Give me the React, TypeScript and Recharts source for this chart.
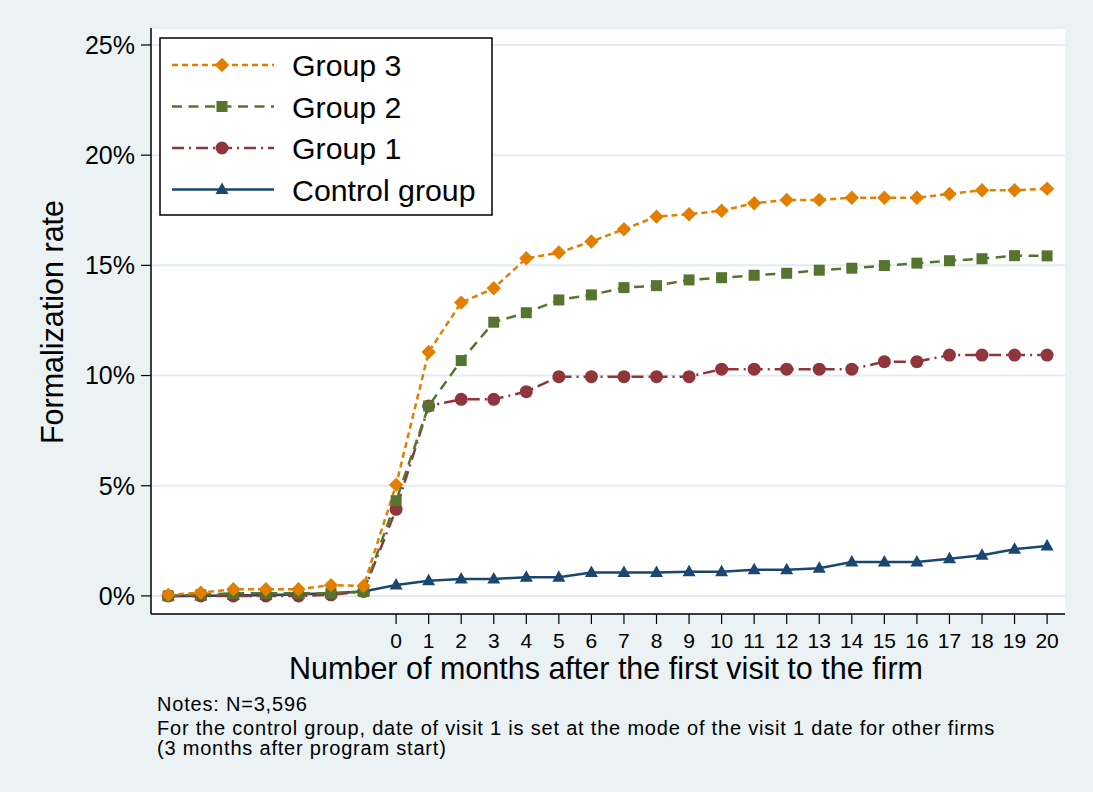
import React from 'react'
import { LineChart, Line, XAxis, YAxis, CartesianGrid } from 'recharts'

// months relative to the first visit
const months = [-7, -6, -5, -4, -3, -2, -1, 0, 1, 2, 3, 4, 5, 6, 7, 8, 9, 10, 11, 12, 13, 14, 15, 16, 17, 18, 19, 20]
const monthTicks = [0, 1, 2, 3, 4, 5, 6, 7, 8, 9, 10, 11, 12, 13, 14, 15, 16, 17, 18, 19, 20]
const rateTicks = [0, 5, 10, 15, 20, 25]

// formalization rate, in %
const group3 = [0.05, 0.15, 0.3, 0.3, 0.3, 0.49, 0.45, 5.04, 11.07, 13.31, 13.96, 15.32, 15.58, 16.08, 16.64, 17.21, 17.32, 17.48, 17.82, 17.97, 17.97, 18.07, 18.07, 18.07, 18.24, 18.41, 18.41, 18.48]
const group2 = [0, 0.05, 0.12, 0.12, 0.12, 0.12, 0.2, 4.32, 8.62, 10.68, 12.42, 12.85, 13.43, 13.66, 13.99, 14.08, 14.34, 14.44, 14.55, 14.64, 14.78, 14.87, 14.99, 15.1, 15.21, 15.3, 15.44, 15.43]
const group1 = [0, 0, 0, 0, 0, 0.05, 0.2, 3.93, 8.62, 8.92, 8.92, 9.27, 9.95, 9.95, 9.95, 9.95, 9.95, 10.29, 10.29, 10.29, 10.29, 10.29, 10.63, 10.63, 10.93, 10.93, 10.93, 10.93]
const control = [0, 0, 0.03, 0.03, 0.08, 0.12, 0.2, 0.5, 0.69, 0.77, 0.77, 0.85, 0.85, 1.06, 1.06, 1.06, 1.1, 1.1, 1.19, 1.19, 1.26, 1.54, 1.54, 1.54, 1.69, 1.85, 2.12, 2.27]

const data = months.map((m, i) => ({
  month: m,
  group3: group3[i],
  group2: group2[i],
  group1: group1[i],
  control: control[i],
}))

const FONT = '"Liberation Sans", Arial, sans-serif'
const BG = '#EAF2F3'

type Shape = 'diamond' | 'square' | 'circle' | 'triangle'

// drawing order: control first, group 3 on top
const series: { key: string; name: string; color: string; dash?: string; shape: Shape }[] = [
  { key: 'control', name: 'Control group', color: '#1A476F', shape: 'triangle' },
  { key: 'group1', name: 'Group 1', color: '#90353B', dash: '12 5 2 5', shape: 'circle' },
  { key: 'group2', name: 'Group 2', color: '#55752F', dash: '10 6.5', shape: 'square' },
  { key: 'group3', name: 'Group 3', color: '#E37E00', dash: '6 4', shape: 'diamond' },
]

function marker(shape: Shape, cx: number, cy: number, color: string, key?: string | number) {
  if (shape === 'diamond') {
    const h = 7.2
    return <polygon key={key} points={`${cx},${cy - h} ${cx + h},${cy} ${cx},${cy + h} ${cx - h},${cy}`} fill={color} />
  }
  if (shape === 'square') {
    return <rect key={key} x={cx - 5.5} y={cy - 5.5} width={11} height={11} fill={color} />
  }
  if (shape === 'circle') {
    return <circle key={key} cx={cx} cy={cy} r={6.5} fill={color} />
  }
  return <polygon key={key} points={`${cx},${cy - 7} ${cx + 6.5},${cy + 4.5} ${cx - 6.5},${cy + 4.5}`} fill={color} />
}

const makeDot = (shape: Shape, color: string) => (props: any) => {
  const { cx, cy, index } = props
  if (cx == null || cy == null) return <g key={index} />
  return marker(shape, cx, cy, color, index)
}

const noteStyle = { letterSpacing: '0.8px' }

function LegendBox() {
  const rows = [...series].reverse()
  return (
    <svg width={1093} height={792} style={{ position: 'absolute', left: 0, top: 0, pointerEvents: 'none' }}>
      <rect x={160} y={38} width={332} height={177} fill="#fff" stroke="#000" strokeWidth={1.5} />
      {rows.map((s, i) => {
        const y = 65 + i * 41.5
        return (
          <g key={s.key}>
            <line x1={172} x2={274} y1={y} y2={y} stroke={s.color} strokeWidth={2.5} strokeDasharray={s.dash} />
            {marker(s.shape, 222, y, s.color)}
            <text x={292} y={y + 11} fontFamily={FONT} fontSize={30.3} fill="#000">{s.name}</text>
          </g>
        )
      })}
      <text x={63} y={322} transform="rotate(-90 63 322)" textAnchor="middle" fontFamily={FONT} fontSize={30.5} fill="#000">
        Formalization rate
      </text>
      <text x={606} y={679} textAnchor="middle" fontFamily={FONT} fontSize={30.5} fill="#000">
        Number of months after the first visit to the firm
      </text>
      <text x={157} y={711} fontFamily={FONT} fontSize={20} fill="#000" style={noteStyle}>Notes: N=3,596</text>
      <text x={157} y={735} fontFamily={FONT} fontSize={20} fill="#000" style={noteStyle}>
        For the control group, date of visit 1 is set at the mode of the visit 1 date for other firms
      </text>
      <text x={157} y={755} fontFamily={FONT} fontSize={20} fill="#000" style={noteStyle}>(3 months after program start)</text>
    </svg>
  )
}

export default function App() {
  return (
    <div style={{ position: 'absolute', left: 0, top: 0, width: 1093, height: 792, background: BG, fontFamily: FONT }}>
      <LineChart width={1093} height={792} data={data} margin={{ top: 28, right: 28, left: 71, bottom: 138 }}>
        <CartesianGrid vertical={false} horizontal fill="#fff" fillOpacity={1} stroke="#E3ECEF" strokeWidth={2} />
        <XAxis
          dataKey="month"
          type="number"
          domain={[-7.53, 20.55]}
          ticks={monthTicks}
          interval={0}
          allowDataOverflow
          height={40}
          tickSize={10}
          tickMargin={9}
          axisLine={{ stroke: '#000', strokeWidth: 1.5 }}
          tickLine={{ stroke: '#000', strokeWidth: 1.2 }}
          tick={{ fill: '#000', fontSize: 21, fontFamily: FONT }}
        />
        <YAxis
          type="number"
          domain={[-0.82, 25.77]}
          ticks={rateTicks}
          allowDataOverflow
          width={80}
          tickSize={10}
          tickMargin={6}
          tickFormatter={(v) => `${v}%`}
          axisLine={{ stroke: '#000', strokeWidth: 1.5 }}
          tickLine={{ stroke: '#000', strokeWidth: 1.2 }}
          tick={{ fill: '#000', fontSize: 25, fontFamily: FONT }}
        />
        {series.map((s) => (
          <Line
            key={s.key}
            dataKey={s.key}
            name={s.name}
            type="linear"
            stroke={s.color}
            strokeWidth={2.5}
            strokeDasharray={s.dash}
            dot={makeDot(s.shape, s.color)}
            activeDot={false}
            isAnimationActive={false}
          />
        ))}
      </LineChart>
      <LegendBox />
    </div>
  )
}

========================================================================

WORK TO COMPLETE => Repeat only the lines from the beginning of the material through the line containing "const rateTicks = [0, 5, 10, 15, 20, 25]", both ends kept, leaving pictures out.

WRITTEN REPLY =>
Give me the React, TypeScript and Recharts source for this chart.
import React from 'react'
import { LineChart, Line, XAxis, YAxis, CartesianGrid } from 'recharts'

// months relative to the first visit
const months = [-7, -6, -5, -4, -3, -2, -1, 0, 1, 2, 3, 4, 5, 6, 7, 8, 9, 10, 11, 12, 13, 14, 15, 16, 17, 18, 19, 20]
const monthTicks = [0, 1, 2, 3, 4, 5, 6, 7, 8, 9, 10, 11, 12, 13, 14, 15, 16, 17, 18, 19, 20]
const rateTicks = [0, 5, 10, 15, 20, 25]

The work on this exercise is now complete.